With a paddle-like snout and teeth that seem to point out in all directions, this underwater goblin’s retractable jaws give it the ability to devour its prey in an instant; and if its dinner is a little bit out of reach, the Goblin Shark can suck in water, drawing food right into its mouth like a vacuum.
#5 — Sarcastic Fringehead
No, we are not making this one up. The Sarcastic Fringehead is a seemingly harmless fish that spans about a foot long.
However, when provoked or agitated, this fish opens up its extremely wide mouth to intimidate would-be predators. To give you an idea of how terrifying this looks, the Sarcastic Fringehead can be likened to Jurassic Park’s Dilophosaurus minus the venom spitting and hissing. And yes, they do have sharp teeth that they are not afraid to use.
#4 — Frilled Shark
One of the oldest living things to swim our oceans, the Frilled Shark dates its species back to 80 million years which is why it is considered to be a living fossil by marine biologists.
These extremely rare creatures are not really sharks but large species of eels that can grow up to 2 meters in length. Even more interesting about these creatures is that several cultures believe that these are ancestors sea monsters that terrorized the oceans in several myths and legends.
#3 — Giant Isopod
Generally harmless, the Giant Isopod is a massive crustacean that could grow up to two and a half feet in length. Closely resembling a pill bug, the Giant Isopod looks like a creature that crash landed from an alien planet at first glance.

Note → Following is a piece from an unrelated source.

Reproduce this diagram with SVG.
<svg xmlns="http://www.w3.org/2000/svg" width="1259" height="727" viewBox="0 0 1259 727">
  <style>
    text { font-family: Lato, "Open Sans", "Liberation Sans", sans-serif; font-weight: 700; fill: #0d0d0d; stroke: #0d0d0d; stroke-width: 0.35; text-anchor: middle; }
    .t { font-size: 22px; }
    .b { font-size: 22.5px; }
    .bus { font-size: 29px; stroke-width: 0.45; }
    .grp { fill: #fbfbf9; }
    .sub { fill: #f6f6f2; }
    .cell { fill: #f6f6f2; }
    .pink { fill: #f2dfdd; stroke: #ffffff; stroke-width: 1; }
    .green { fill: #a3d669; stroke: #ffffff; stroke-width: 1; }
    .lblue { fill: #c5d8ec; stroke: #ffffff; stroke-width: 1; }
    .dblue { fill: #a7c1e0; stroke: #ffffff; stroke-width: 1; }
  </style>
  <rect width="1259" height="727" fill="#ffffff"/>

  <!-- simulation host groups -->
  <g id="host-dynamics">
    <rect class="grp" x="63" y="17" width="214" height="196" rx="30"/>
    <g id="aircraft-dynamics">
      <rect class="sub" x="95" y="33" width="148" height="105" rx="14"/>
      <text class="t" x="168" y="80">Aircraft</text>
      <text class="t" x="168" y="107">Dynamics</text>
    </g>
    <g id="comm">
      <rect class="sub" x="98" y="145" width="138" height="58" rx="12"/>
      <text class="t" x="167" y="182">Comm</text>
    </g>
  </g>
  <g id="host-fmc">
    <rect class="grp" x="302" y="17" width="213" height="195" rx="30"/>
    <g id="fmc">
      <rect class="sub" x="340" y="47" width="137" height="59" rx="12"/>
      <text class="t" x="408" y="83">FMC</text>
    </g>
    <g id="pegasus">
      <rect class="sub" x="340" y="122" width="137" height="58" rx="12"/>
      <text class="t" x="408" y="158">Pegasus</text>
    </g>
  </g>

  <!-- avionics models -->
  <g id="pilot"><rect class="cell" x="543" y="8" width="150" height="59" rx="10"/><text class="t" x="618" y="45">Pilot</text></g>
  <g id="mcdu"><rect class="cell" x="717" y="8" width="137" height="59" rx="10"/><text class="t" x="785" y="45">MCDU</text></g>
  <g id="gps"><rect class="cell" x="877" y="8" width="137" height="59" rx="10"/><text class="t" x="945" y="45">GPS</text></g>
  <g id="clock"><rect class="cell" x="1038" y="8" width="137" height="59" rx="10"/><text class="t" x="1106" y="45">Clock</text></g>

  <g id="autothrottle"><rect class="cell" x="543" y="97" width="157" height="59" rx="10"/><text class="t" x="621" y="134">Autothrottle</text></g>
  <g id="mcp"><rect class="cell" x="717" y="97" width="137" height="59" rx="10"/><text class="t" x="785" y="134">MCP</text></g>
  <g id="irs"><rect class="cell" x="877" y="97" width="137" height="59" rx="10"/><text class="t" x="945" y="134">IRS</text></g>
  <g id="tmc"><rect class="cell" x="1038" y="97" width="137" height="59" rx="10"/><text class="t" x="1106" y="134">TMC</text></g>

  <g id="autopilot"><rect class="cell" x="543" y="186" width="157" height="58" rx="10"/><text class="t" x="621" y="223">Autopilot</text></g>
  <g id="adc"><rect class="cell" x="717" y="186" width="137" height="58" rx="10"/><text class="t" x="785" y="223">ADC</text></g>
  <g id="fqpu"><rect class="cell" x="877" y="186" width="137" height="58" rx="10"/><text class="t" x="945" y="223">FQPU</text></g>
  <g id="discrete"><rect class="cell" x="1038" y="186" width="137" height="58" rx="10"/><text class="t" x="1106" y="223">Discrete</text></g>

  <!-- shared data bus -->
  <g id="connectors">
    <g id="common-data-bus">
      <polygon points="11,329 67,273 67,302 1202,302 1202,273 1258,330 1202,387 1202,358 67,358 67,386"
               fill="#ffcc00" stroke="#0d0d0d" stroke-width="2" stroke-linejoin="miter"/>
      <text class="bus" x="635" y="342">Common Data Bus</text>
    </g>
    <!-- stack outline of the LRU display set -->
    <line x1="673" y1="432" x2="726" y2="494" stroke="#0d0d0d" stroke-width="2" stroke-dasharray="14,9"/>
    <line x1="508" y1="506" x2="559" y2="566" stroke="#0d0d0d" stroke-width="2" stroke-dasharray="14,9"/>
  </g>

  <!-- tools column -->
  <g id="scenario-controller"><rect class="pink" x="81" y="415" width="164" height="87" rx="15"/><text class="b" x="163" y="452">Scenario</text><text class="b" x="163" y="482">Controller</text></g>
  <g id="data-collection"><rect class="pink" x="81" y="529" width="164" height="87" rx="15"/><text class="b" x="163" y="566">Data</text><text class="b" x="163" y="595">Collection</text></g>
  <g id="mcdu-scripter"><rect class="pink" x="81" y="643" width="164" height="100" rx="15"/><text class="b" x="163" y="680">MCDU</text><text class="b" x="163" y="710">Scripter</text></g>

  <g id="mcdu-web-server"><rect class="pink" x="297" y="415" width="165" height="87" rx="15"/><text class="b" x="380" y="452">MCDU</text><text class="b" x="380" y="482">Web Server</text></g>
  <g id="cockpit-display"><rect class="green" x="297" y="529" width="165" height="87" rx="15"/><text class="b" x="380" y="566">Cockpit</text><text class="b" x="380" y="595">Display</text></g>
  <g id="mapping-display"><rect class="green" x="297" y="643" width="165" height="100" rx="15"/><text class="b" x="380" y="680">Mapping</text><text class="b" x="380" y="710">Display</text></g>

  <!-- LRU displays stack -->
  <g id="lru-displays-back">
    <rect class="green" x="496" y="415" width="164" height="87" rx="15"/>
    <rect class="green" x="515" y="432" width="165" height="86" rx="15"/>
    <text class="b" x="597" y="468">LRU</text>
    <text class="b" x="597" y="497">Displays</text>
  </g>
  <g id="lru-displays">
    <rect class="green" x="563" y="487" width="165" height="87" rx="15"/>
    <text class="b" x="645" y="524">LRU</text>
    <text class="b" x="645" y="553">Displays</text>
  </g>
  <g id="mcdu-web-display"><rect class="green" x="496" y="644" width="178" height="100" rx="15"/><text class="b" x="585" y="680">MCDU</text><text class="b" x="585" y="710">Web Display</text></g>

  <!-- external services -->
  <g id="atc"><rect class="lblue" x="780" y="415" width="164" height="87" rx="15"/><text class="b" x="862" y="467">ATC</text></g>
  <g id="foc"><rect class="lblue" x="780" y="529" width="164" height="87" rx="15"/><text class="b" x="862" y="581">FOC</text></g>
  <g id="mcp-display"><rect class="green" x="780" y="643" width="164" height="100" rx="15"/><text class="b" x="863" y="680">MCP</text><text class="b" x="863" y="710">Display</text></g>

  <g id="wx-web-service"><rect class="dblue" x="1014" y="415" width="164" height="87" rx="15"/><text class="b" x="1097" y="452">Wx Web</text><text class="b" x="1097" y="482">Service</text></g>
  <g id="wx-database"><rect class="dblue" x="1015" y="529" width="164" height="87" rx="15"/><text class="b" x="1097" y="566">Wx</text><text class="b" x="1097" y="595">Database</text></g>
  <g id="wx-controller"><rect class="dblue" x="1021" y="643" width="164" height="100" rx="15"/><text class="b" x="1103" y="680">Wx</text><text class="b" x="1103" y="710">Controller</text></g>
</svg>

Quietly living at the bottom of the ocean, they are pretty much like their cousins the crab and lobster when it comes to diet: they are mostly scavengers and would rather eat pieces of dead animals than go out on the hunt.
#2 — Giant Squid
No other sea creature has been so popular in myth, legend, and popular culture than the Giant Squid.
Stories about a Kraken-like monster with giant tentacles tearing ships apart and devouring seafarers in the middle of a tempest have become a staple in many cultures. However, while the Giant Squid is indeed a giant, it is not as colossal as the myths would put it.
Up until a few years back, the Giant Squid has been an elusive creature that has never been photographed in the wild. Most of the Giant Squids that we come into contact with are corpses that have been washed ashore or have been caught in fishing nets.
But that does not discount how terrifying this cephalopod can be. These creatures can weigh up to 440 pounds and have eyes that can grow up to 10 inches in diameter. Also, after a live specimen has recently been discovered and captured in 2006, the Giant Squid has a bit of a temper and has been known to pull on people’s diving masks unprovoked.
#1 — Blue Ringed Octopus
We do not immediately associate octopi as dangerous or deadly compared to the creatures we have on this list. However, one species of octopus does stand out from the rest as it silently slinks and skulks in the dark.
The Blue Ringed Octopus may be less imposing and less intimidating. It may not have sharp fangs or retractable jaws but it does have one of the most potent venoms in the animal kingdom and is not afraid to use it when provoked or cornered by another animal. Their venom has no known antidote, so should a human come across one of these eight-legged creatures, a shark bite may seem less horrifying.
However, these creatures are not at all aggressive and will, like other venomous animals, give a warning signal by changing the colors on its body showing it is not happy with the situation before it actually stings anyone.